━━ Data to use

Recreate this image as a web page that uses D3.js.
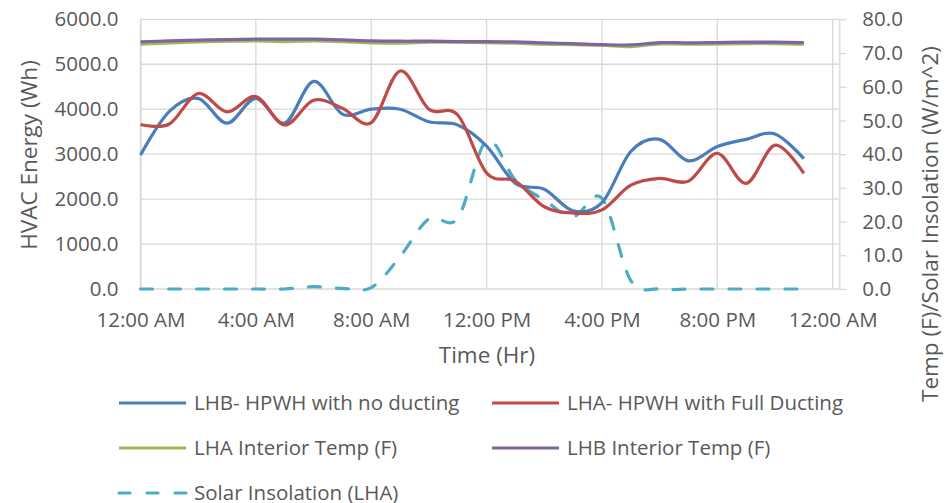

━━━━
━━ Data to use

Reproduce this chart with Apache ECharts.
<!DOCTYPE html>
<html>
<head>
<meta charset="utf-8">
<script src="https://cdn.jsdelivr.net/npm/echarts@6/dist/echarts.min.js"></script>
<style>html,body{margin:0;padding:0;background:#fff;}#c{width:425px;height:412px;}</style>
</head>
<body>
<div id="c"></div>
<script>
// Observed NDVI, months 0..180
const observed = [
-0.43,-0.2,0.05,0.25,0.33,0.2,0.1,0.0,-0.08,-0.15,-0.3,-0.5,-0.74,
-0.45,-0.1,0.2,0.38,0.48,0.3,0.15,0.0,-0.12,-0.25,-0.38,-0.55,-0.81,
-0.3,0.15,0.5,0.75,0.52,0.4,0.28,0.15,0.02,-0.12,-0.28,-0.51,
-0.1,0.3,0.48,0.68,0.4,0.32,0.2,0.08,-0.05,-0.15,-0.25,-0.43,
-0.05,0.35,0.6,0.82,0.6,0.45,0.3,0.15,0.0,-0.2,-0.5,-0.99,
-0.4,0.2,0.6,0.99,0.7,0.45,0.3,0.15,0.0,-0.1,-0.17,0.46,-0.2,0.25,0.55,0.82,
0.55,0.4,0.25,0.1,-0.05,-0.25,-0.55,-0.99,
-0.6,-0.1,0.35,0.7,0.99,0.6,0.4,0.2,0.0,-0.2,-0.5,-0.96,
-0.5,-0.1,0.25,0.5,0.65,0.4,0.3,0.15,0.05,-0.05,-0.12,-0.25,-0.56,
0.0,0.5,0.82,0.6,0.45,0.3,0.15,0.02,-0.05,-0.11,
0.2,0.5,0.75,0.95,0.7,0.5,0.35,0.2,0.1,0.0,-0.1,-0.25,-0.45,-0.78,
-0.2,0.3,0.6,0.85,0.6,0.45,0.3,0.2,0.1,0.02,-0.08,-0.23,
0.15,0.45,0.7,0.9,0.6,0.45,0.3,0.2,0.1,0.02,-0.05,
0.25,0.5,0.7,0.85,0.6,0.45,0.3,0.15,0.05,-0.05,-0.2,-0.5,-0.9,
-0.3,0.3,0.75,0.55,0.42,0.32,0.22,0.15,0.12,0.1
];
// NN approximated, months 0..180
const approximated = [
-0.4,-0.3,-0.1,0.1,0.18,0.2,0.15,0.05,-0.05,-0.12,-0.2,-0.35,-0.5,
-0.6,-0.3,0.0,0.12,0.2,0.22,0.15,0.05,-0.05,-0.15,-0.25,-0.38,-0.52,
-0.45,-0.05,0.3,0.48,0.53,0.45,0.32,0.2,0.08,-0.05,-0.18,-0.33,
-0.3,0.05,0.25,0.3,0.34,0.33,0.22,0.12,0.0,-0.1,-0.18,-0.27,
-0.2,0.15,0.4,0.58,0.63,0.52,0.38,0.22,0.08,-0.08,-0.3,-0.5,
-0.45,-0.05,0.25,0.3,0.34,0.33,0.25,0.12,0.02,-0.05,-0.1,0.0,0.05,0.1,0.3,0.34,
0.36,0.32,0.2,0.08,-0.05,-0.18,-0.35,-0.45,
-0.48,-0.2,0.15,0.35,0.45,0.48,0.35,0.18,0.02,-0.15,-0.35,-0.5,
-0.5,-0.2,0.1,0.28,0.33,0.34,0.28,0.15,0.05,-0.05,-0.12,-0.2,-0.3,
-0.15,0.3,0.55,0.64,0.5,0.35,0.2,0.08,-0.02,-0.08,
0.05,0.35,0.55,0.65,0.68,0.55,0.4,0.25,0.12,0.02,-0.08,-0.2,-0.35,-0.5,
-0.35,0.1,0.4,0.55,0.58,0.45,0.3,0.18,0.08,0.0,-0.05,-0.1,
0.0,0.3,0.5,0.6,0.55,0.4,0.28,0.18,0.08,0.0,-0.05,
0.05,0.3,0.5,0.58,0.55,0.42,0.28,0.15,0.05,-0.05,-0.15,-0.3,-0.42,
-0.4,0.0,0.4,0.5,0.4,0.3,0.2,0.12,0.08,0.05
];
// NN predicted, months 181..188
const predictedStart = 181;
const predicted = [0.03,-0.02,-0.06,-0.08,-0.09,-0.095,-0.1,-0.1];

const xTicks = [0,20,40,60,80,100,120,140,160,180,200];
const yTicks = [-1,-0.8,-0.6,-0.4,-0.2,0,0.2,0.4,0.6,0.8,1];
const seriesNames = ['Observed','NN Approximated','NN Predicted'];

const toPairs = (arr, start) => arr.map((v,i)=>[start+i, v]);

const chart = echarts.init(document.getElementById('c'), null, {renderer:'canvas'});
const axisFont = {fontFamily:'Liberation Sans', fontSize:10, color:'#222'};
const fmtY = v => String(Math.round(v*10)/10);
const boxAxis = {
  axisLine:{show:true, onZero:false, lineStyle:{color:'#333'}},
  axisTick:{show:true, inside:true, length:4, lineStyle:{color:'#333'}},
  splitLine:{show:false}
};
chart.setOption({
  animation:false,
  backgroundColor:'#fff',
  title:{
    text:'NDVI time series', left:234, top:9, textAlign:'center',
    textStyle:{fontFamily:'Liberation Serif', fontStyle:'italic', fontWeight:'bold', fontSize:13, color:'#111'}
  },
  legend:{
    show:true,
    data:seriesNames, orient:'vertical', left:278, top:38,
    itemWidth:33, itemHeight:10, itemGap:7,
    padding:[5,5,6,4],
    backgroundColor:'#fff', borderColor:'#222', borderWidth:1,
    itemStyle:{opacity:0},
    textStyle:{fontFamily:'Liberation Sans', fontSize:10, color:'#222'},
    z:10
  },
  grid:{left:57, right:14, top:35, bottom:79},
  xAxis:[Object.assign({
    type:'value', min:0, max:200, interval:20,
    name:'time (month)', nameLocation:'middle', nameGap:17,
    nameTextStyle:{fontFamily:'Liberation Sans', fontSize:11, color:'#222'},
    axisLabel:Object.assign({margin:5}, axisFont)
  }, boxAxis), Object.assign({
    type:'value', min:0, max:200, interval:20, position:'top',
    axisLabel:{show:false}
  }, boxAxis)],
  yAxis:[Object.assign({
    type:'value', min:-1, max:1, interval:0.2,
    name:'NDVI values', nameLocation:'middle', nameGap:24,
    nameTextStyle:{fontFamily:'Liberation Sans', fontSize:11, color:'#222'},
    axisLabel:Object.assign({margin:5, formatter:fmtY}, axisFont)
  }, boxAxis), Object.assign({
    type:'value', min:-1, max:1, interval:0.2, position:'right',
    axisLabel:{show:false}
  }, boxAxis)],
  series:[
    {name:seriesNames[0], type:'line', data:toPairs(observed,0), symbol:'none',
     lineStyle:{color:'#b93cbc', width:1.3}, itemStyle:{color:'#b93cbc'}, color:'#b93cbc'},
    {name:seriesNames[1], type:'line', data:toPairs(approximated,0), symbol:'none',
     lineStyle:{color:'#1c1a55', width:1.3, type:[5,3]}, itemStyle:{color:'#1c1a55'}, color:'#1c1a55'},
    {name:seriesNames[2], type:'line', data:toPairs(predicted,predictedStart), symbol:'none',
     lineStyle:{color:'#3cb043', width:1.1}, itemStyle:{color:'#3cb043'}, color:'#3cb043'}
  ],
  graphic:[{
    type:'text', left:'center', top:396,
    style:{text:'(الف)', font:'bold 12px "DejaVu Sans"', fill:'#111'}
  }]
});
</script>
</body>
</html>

━━━━
━━ Data to use

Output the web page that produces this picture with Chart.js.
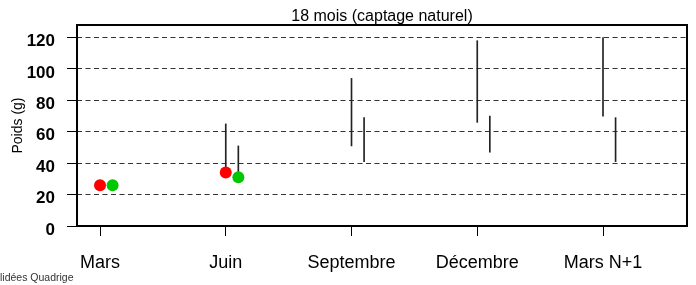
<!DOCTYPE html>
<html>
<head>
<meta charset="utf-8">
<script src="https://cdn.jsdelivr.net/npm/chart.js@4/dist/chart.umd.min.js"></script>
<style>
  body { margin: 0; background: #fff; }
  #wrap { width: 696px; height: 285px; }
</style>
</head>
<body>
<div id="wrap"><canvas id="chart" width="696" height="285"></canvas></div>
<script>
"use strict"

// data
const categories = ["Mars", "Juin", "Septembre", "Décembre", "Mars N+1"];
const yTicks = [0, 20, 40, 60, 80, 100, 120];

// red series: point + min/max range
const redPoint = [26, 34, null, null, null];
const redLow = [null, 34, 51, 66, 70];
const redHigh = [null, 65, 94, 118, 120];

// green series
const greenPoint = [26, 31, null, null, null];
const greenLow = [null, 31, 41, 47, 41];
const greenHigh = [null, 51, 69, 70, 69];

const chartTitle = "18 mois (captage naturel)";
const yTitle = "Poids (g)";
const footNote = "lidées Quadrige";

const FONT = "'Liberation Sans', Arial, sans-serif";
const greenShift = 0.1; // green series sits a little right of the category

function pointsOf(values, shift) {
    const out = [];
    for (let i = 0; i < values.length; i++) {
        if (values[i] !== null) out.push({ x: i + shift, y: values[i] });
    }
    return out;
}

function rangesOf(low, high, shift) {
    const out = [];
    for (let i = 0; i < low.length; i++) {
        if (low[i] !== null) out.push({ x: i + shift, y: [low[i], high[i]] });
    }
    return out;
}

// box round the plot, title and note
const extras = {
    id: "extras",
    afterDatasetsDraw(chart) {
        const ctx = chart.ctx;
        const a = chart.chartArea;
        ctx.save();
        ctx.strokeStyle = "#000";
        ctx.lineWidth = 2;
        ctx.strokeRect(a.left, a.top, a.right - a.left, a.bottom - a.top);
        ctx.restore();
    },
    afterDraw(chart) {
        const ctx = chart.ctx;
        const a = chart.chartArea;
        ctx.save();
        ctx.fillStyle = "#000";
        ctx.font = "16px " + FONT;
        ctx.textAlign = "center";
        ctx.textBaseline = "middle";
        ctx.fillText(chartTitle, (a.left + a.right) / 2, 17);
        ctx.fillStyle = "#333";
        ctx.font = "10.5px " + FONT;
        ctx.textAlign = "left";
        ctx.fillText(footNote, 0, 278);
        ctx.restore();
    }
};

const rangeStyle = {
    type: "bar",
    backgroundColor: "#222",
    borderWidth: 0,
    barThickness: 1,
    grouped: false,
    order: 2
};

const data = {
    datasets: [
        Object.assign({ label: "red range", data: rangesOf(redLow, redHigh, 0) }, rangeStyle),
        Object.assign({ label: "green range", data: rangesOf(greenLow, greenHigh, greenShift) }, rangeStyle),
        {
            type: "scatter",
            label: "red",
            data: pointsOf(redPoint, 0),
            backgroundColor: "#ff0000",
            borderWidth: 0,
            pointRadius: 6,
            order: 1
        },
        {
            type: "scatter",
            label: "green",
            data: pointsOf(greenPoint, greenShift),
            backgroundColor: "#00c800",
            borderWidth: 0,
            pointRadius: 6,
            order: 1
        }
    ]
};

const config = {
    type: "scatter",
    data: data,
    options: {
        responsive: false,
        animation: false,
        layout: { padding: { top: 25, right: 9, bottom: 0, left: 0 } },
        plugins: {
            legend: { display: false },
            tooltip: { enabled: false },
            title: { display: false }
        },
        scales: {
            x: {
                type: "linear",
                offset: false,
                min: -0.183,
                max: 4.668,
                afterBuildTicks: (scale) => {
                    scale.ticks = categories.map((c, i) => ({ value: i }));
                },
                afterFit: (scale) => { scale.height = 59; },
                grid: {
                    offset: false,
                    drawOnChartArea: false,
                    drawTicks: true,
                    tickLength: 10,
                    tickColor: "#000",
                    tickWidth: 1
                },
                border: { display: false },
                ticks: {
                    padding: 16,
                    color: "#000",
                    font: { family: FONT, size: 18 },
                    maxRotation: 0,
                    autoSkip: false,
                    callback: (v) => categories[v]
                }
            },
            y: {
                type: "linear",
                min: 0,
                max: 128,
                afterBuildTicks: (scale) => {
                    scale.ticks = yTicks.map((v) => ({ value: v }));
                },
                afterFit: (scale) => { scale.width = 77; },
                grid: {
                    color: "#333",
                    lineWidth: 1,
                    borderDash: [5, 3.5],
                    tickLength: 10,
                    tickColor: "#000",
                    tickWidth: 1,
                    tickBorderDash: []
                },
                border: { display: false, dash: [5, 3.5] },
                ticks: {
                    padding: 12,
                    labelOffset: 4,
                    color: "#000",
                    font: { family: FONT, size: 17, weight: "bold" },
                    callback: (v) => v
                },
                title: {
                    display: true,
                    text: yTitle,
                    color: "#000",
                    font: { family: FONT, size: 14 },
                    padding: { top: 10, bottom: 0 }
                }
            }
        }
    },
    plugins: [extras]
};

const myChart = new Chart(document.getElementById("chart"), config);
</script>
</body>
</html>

━━━━

* _Given request_:
Write out again exactly the lines above from the one with "Output the web" through the one with "const yTicks = [0, 20, 40, 60, 80, 100, 120];", adding no other lines and no pictures.

* _Written response_:
Output the web page that produces this picture with Chart.js.
<!DOCTYPE html>
<html>
<head>
<meta charset="utf-8">
<script src="https://cdn.jsdelivr.net/npm/chart.js@4/dist/chart.umd.min.js"></script>
<style>
  body { margin: 0; background: #fff; }
  #wrap { width: 696px; height: 285px; }
</style>
</head>
<body>
<div id="wrap"><canvas id="chart" width="696" height="285"></canvas></div>
<script>
"use strict"

// data
const categories = ["Mars", "Juin", "Septembre", "Décembre", "Mars N+1"];
const yTicks = [0, 20, 40, 60, 80, 100, 120];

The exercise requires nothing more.